Gladys Knight joins up with Tyler Perry: Should we be happy?
Here I go feeling conflicted again. With Gladys Knight joining Tyler Perry’s next Madea movie, I Can Do Bad All by Myself, I can rejoice that a mature black actress is getting work and that Knight is keeping up her acting chops (I was a Charlie & Co. fan eons ago). But every time Perry casts another actress of note or name, from Angela Bassett to Cicely Tyson, one can’t help but wonder if that;s entirely a good thing.

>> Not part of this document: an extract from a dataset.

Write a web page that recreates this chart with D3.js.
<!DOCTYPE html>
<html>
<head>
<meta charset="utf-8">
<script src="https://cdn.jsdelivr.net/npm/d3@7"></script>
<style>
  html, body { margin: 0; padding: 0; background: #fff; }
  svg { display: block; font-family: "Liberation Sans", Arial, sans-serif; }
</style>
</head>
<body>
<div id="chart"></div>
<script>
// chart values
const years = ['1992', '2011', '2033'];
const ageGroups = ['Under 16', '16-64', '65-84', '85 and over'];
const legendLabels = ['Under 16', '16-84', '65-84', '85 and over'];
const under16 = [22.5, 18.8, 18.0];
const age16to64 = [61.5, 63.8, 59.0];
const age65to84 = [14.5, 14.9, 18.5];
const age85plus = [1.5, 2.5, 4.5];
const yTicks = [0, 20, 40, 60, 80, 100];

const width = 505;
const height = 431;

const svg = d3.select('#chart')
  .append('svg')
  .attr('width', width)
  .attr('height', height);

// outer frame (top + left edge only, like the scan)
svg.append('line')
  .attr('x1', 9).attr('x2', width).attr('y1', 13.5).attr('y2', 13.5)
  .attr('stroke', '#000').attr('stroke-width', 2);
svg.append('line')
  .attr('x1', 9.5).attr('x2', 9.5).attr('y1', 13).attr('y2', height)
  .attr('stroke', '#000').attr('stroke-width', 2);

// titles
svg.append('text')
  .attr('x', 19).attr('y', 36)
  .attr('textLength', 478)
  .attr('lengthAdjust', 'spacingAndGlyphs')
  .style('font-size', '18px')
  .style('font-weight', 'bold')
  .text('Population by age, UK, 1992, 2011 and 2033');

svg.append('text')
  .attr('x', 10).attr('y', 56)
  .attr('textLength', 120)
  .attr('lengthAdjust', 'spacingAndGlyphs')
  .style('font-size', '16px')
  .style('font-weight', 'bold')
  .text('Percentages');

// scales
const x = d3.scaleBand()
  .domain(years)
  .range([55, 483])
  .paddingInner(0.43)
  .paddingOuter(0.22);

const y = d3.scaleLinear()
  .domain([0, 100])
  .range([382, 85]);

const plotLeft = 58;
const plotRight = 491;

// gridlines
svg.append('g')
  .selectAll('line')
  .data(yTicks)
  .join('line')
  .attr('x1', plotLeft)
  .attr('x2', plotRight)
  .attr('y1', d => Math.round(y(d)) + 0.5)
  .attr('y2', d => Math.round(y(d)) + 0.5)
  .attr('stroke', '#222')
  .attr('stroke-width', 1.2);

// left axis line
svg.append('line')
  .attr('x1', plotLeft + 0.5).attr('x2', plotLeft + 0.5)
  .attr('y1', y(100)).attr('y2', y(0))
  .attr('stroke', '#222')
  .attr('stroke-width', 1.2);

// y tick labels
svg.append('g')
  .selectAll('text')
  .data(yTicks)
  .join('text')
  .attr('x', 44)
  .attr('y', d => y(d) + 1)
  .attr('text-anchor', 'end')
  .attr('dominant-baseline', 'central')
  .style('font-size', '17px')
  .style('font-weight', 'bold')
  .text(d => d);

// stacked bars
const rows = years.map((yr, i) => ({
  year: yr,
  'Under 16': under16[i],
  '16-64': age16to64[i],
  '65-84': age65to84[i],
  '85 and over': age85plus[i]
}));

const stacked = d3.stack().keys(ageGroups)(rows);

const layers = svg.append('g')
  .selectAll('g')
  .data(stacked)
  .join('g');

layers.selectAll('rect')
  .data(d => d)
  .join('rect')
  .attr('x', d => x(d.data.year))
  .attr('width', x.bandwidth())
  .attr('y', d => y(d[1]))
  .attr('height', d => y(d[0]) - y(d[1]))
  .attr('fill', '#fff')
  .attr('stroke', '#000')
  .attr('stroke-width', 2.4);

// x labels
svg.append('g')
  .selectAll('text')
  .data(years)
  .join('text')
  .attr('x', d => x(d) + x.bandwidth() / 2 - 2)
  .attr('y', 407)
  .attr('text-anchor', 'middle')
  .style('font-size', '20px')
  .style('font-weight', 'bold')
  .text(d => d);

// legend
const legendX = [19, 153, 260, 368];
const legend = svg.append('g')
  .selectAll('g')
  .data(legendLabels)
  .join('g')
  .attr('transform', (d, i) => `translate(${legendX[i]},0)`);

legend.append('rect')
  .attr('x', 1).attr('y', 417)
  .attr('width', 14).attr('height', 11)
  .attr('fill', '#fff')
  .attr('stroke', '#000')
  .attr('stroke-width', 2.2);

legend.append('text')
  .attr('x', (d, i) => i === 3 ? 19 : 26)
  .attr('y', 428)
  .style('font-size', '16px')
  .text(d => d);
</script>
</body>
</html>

To be sure, Perry serves a vital function in the film community: He employs people who don’t get enough breaks. Viola Davis (Doubt) and Taraji P. Henson (The Curious Case of Benjamin Button) can get Oscar notice for their work in big-budget studio movies, but they’re also happy to work for Perry because big-budget studio movies — much less those with Oscar-worthy roles — have painfully inaccurate aim when it comes to landing in non-white actresses’ laps. (Or older actresses’ laps, or actresses with big mouths and bigger opinions, you get the picture.) Plus, there’s no denying that some actresses pick up work after appearing in Perry’s films, the most obvious example being Bassett, who after a few lean years starred in Meet the Browns last March and was on ER by October. Still, Perry has his critics, and not without reason (as EW explored last month in the feature “How Do You Solve a Problem Like Madea?“)
Those who knock Perry have a standard script: His characters flirt with entrenched stereotypes of African Americans; his films seem to perpetuate a kind of class warfare between working class and upwardly mobile, or “bourgie,” black people; and his movies reflect a general lack of cinematic artistry. If all that is true, then there are as many reasons to bemoan Knight’s Madea debut as to herald it. Simply put, there ought to be more options.
So here’s what I’m proposing (it’s a fantasy, I admit): Make Tyler Perry a real studio mogul. Sure, he’s got a lovely facility down in Atlanta, where lots of people collect paychecks. How about slapping some of that money down in front of Antoine Fuqua, John Singleton, or one of the many up-and-coming young directors who can speak to an African American audience? Black people are as diverse as everyone else, and we, too, deserve diversity of perspective. If Perry started investing in other directors, not only would there be more black cinema for audiences, there’d be more work for performers — and more profit for Perry. We’d get Gladys, good movies, and a revolutionary new business model for the studio system. Doesn’t that sort of mean everybody wins?